ICANN Considers New Domain Suffixes

The Internet Corporation for Assigned Names and Numbers (ICANN) is considering new domain suffixes that even include the possibility of non-English characters, according to a report by Yahoo. Paul Twomey, ICANN's chief executive expects a policy report or two to be presented before consideration will be taken. Proponents say that even though they are non-English speaking they must enter English characters into suffixes to access the internet.

SEO Metro may be partial as we are primarily English speaking but here is the bottomline: the majority of the internet is English speaking as is the business world.
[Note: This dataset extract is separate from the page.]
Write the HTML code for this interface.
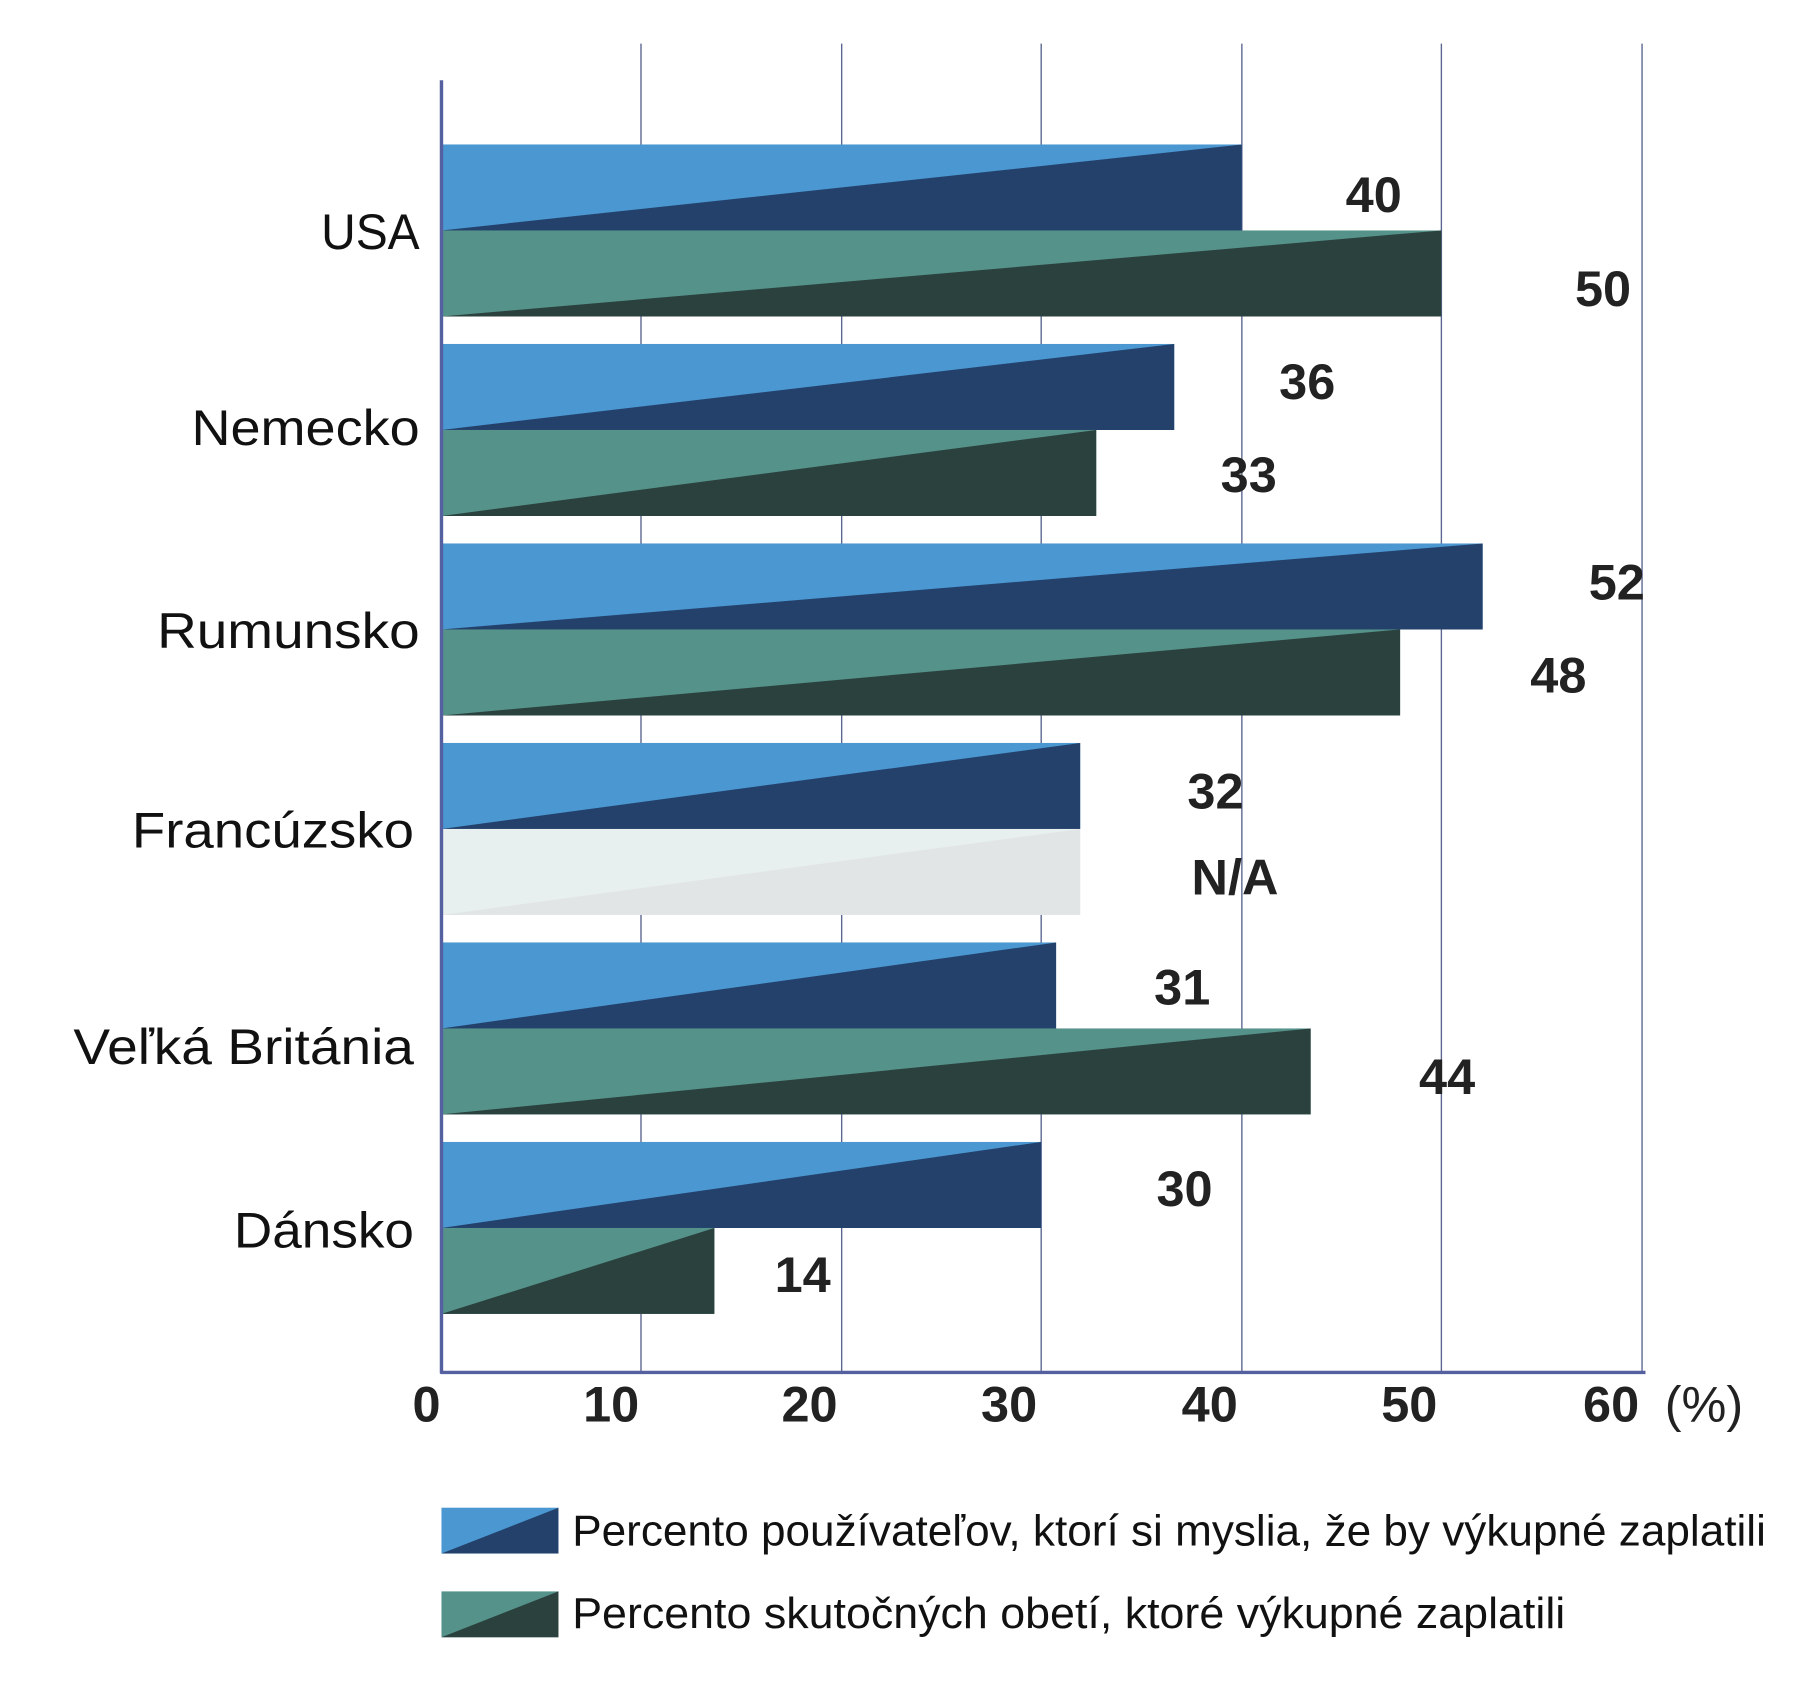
<!DOCTYPE html>
<html><head><meta charset="utf-8"><style>html,body{margin:0;padding:0;background:#fff}svg{display:block}</style></head><body>
<svg width="1798" height="1690" viewBox="0 0 1568 1474" preserveAspectRatio="none" xmlns="http://www.w3.org/2000/svg">
<rect width="1568" height="1474" fill="#fff"/>
<g stroke="#5a6690" stroke-width="1.2">
<line x1="559" y1="38" x2="559" y2="1197"/><line x1="734" y1="38" x2="734" y2="1197"/><line x1="908" y1="38" x2="908" y2="1197"/><line x1="1083" y1="38" x2="1083" y2="1197"/><line x1="1257" y1="38" x2="1257" y2="1197"/><line x1="1432" y1="38" x2="1432" y2="1197"/>
</g>
<g id="bars">
<rect x="385" y="126" width="698" height="75" fill="#4a97d2"/><polygon points="385,201 1083,126 1083,201" fill="#24416b"/>
<rect x="385" y="201" width="872" height="75" fill="#55928a"/><polygon points="385,276 1257,201 1257,276" fill="#2b413e"/>
<rect x="385" y="300" width="639" height="75" fill="#4a97d2"/><polygon points="385,375 1024,300 1024,375" fill="#24416b"/>
<rect x="385" y="375" width="571" height="75" fill="#55928a"/><polygon points="385,450 956,375 956,450" fill="#2b413e"/>
<rect x="385" y="474" width="908" height="75" fill="#4a97d2"/><polygon points="385,549 1293,474 1293,549" fill="#24416b"/>
<rect x="385" y="549" width="836" height="75" fill="#55928a"/><polygon points="385,624 1221,549 1221,624" fill="#2b413e"/>
<rect x="385" y="648" width="557" height="75" fill="#4a97d2"/><polygon points="385,723 942,648 942,723" fill="#24416b"/>
<rect x="385" y="723" width="557" height="75" fill="#e8efef"/><polygon points="385,798 942,723 942,798" fill="#e2e5e6"/>
<rect x="385" y="822" width="536" height="75" fill="#4a97d2"/><polygon points="385,897 921,822 921,897" fill="#24416b"/>
<rect x="385" y="897" width="758" height="75" fill="#55928a"/><polygon points="385,972 1143,897 1143,972" fill="#2b413e"/>
<rect x="385" y="996" width="523" height="75" fill="#4a97d2"/><polygon points="385,1071 908,996 908,1071" fill="#24416b"/>
<rect x="385" y="1071" width="238" height="75" fill="#55928a"/><polygon points="385,1146 623,1071 623,1146" fill="#2b413e"/>
</g>
<line x1="385" y1="70" x2="385" y2="1198" stroke="#5560a0" stroke-width="3"/>
<line x1="384" y1="1197" x2="1435" y2="1197" stroke="#5560a0" stroke-width="3"/>
<g font-family="Liberation Sans, sans-serif" font-size="44" fill="#111" text-anchor="end">
<text x="366" y="217" textLength="86" lengthAdjust="spacingAndGlyphs">USA</text>
<text x="366" y="388" textLength="199" lengthAdjust="spacingAndGlyphs">Nemecko</text>
<text x="366" y="565" textLength="229" lengthAdjust="spacingAndGlyphs">Rumunsko</text>
<text x="361" y="739" textLength="246" lengthAdjust="spacingAndGlyphs">Francúzsko</text>
<text x="361" y="928" textLength="297" lengthAdjust="spacingAndGlyphs">Veľká Británia</text>
<text x="361" y="1088" textLength="157" lengthAdjust="spacingAndGlyphs">Dánsko</text>
</g>
<g font-family="Liberation Sans, sans-serif" font-size="44" font-weight="bold" fill="#222" text-anchor="middle">
<text x="1198" y="185">40</text><text x="1398" y="267">50</text>
<text x="1140" y="348">36</text><text x="1089" y="429">33</text>
<text x="1410" y="523">52</text><text x="1359" y="604">48</text>
<text x="1060" y="705">32</text><text x="1077" y="780">N/A</text>
<text x="1031" y="876">31</text><text x="1262" y="954">44</text>
<text x="1033" y="1052">30</text><text x="700" y="1127">14</text>
<text x="372" y="1240">0</text><text x="533" y="1240">10</text><text x="706" y="1240">20</text><text x="880" y="1240">30</text><text x="1055" y="1240">40</text><text x="1229" y="1240">50</text><text x="1405" y="1240">60</text>
<text x="1486" y="1240" font-weight="normal">(%)</text>
</g>
<rect x="385" y="1315" width="102" height="40" fill="#4a97d2"/><polygon points="385,1355 487,1315 487,1355" fill="#24416b"/>
<rect x="385" y="1388" width="102" height="40" fill="#55928a"/><polygon points="385,1428 487,1388 487,1428" fill="#2b413e"/>
<g font-family="Liberation Sans, sans-serif" font-size="38" fill="#111">
<text x="499" y="1348" textLength="1041" lengthAdjust="spacingAndGlyphs">Percento používateľov, ktorí si myslia, že by výkupné zaplatili</text>
<text x="499" y="1420" textLength="866" lengthAdjust="spacingAndGlyphs">Percento skutočných obetí, ktoré výkupné zaplatili</text>
</g>
</svg>
</body></html>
Why compromise a universal internet language and World Language, regardless if it is English.

Several questions are being poised at the ICANN Puerto Rico Conference:
  1. Who will get the new names, China, Korea, etc.
  2. Will non-English scripts disrupt emails and the ability to surf the internet.
  3. Discussion on adding addition English suffixes, the third discussion of its kind and first since the creation of the suffixes.
  4. Applicants would go through a review phase where anyone could protest due to racial conflicts, trademark conflicts, etc.
  5. If no objections are raised then the suffix would be approve within three months while objections to a suffix would put the proposed suffix under further review.
If internet users have the ability to access computers, configure computers to access the internet, then they have the ability to speak the world language: English

ICANN: Keep the internet English Speaking, the universal language.